=== Aim of the task ===
Return every line below as is, leaving out the pictures.

=== Collected material ===
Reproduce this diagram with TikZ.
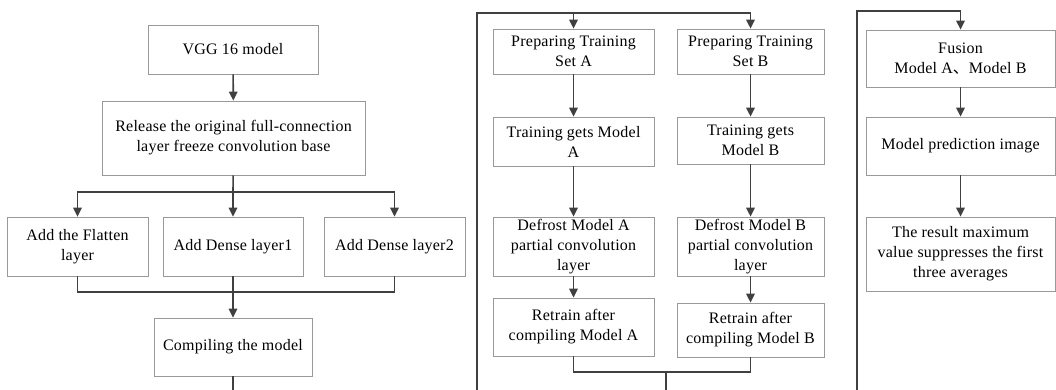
\documentclass[tikz,border=0pt]{standalone}
\usepackage{fontspec}
\setmainfont[LetterSpace=1.5]{Liberation Serif}
\newfontfamily\cjk{Noto Sans CJK SC}
\usetikzlibrary{arrows.meta}
\tikzset{
  stagebox/.style = {align=center, inner sep=0pt, text centered,
    draw=black!40, line width=0.8pt, fill=white,
    font=\fontsize{16}{20}\selectfont},% boite d'etape
  flow/.style = {draw=black!75, line width=1.6pt},% trait de liaison
  flowarr/.style = {flow, -{Triangle[length=9pt,width=8.5pt]}}% trait avec fleche
}

\begin{document}
\begin{tikzpicture}[x=1pt,y=-1pt]
\useasboundingbox (0,0) rectangle (1056,390);
% colonne de gauche
\node [stagebox, minimum width=170pt, minimum height=49pt] (vgg) at (233,49.5) {VGG 16 model};
\node [stagebox, minimum width=263pt, minimum height=74pt] (rel) at (233.5,138)
  {Release the original full-connection\\layer freeze convolution base};
\node [stagebox, minimum width=141pt, minimum height=59pt] (flat) at (77.5,246.5) {Add the Flatten\\layer};
\node [stagebox, minimum width=140pt, minimum height=59pt] (dns1) at (233,246.5) {Add Dense layer1};
\node [stagebox, minimum width=141pt, minimum height=59pt] (dns2) at (394.5,246.5) {Add Dense layer2};
\node [stagebox, minimum width=158pt, minimum height=58pt] (comp) at (233,347) {Compiling the model};
\coordinate (split) at (233,192);
\coordinate (join) at (233,292);
\coordinate (outL) at (233,390);
\draw [flowarr] (vgg) -- (rel);
\draw [flow] (rel) -- (split);
\draw [flowarr] (split) -| (flat);
\draw [flowarr] (split) -- (dns1);
\draw [flowarr] (split) -| (dns2);
\draw [flow] (flat) |- (join);
\draw [flow] (dns2) |- (join);
\draw [flowarr] (dns1) -- (comp);
\draw [flow] (comp) -- (outL);
% colonne du milieu
\node [stagebox, minimum width=161pt, minimum height=45pt] (prepA) at (573.5,51.5) {Preparing Training\\Set A};
\node [stagebox, minimum width=147pt, minimum height=45pt] (prepB) at (750.5,51.5) {Preparing Training\\Set B};
\node [stagebox, minimum width=161pt, minimum height=49pt] (trnA) at (573.5,141.5) {Training gets Model\\A};
\node [stagebox, minimum width=147pt, minimum height=47pt] (trnB) at (750.5,140.5) {Training gets\\Model B};
\node [stagebox, minimum width=161pt, minimum height=59pt] (defA) at (573.5,246.5)
  {Defrost Model A\\partial convolution\\layer};
\node [stagebox, minimum width=147pt, minimum height=59pt] (defB) at (750.5,246.5)
  {Defrost Model B\\partial convolution\\layer};
\node [stagebox, minimum width=161pt, minimum height=58pt] (retA) at (573.5,327) {Retrain after\\compiling Model A};
\node [stagebox, minimum width=147pt, minimum height=54pt] (retB) at (750.5,330) {Retrain after\\compiling Model B};
\coordinate (inM) at (477,390);
\coordinate (topM) at (573.5,13);
\coordinate (joinM) at (666,372);
\coordinate (outM) at (666,390);
\draw [flow] (inM) |- (topM);
\draw [flowarr] (topM) -- (prepA);
\draw [flowarr] (topM) -| (prepB);
\draw [flowarr] (prepA) -- (trnA);
\draw [flowarr] (prepB) -- (trnB);
\draw [flowarr] (trnA) -- (defA);
\draw [flowarr] (trnB) -- (defB);
\draw [flowarr] (defA) -- (retA);
\draw [flowarr] (defB) -- (retB);
\draw [flow] (retA) |- (joinM);
\draw [flow] (retB) |- (joinM);
\draw [flow] (joinM) -- (outM);
% colonne de droite
\node [stagebox, minimum width=189pt, minimum height=57pt] (fuse) at (960.5,58.5)
  {Fusion\\Model A{\cjk 、}Model B};
\node [stagebox, minimum width=189pt, minimum height=58pt] (pred) at (960.5,146) {Model prediction image};
\node [stagebox, minimum width=189pt, minimum height=74pt] (res) at (960.5,254)
  {The result maximum\\value suppresses the first\\three averages};
\coordinate (inR) at (857,390);
\coordinate (topR) at (960.5,11);
\draw [flow] (inR) |- (topR);
\draw [flowarr] (topR) -- (fuse);
\draw [flowarr] (fuse) -- (pred);
\draw [flowarr] (pred) -- (res);
\end{tikzpicture}
\end{document}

=== Written response ===
Reproduce this diagram with TikZ.
\documentclass[tikz,border=0pt]{standalone}
\usepackage{fontspec}
\setmainfont[LetterSpace=1.5]{Liberation Serif}
\newfontfamily\cjk{Noto Sans CJK SC}
\usetikzlibrary{arrows.meta}
\tikzset{
  stagebox/.style = {align=center, inner sep=0pt, text centered,
    draw=black!40, line width=0.8pt, fill=white,
    font=\fontsize{16}{20}\selectfont},% boite d'etape
  flow/.style = {draw=black!75, line width=1.6pt},% trait de liaison
  flowarr/.style = {flow, -{Triangle[length=9pt,width=8.5pt]}}% trait avec fleche
}

\begin{document}
\begin{tikzpicture}[x=1pt,y=-1pt]
\useasboundingbox (0,0) rectangle (1056,390);
% colonne de gauche
\node [stagebox, minimum width=170pt, minimum height=49pt] (vgg) at (233,49.5) {VGG 16 model};
\node [stagebox, minimum width=263pt, minimum height=74pt] (rel) at (233.5,138)
  {Release the original full-connection\\layer freeze convolution base};
\node [stagebox, minimum width=141pt, minimum height=59pt] (flat) at (77.5,246.5) {Add the Flatten\\layer};
\node [stagebox, minimum width=140pt, minimum height=59pt] (dns1) at (233,246.5) {Add Dense layer1};
\node [stagebox, minimum width=141pt, minimum height=59pt] (dns2) at (394.5,246.5) {Add Dense layer2};
\node [stagebox, minimum width=158pt, minimum height=58pt] (comp) at (233,347) {Compiling the model};
\coordinate (split) at (233,192);
\coordinate (join) at (233,292);
\coordinate (outL) at (233,390);
\draw [flowarr] (vgg) -- (rel);
\draw [flow] (rel) -- (split);
\draw [flowarr] (split) -| (flat);
\draw [flowarr] (split) -- (dns1);
\draw [flowarr] (split) -| (dns2);
\draw [flow] (flat) |- (join);
\draw [flow] (dns2) |- (join);
\draw [flowarr] (dns1) -- (comp);
\draw [flow] (comp) -- (outL);
% colonne du milieu
\node [stagebox, minimum width=161pt, minimum height=45pt] (prepA) at (573.5,51.5) {Preparing Training\\Set A};
\node [stagebox, minimum width=147pt, minimum height=45pt] (prepB) at (750.5,51.5) {Preparing Training\\Set B};
\node [stagebox, minimum width=161pt, minimum height=49pt] (trnA) at (573.5,141.5) {Training gets Model\\A};
\node [stagebox, minimum width=147pt, minimum height=47pt] (trnB) at (750.5,140.5) {Training gets\\Model B};
\node [stagebox, minimum width=161pt, minimum height=59pt] (defA) at (573.5,246.5)
  {Defrost Model A\\partial convolution\\layer};
\node [stagebox, minimum width=147pt, minimum height=59pt] (defB) at (750.5,246.5)
  {Defrost Model B\\partial convolution\\layer};
\node [stagebox, minimum width=161pt, minimum height=58pt] (retA) at (573.5,327) {Retrain after\\compiling Model A};
\node [stagebox, minimum width=147pt, minimum height=54pt] (retB) at (750.5,330) {Retrain after\\compiling Model B};
\coordinate (inM) at (477,390);
\coordinate (topM) at (573.5,13);
\coordinate (joinM) at (666,372);
\coordinate (outM) at (666,390);
\draw [flow] (inM) |- (topM);
\draw [flowarr] (topM) -- (prepA);
\draw [flowarr] (topM) -| (prepB);
\draw [flowarr] (prepA) -- (trnA);
\draw [flowarr] (prepB) -- (trnB);
\draw [flowarr] (trnA) -- (defA);
\draw [flowarr] (trnB) -- (defB);
\draw [flowarr] (defA) -- (retA);
\draw [flowarr] (defB) -- (retB);
\draw [flow] (retA) |- (joinM);
\draw [flow] (retB) |- (joinM);
\draw [flow] (joinM) -- (outM);
% colonne de droite
\node [stagebox, minimum width=189pt, minimum height=57pt] (fuse) at (960.5,58.5)
  {Fusion\\Model A{\cjk 、}Model B};
\node [stagebox, minimum width=189pt, minimum height=58pt] (pred) at (960.5,146) {Model prediction image};
\node [stagebox, minimum width=189pt, minimum height=74pt] (res) at (960.5,254)
  {The result maximum\\value suppresses the first\\three averages};
\coordinate (inR) at (857,390);
\coordinate (topR) at (960.5,11);
\draw [flow] (inR) |- (topR);
\draw [flowarr] (topR) -- (fuse);
\draw [flowarr] (fuse) -- (pred);
\draw [flowarr] (pred) -- (res);
\end{tikzpicture}
\end{document}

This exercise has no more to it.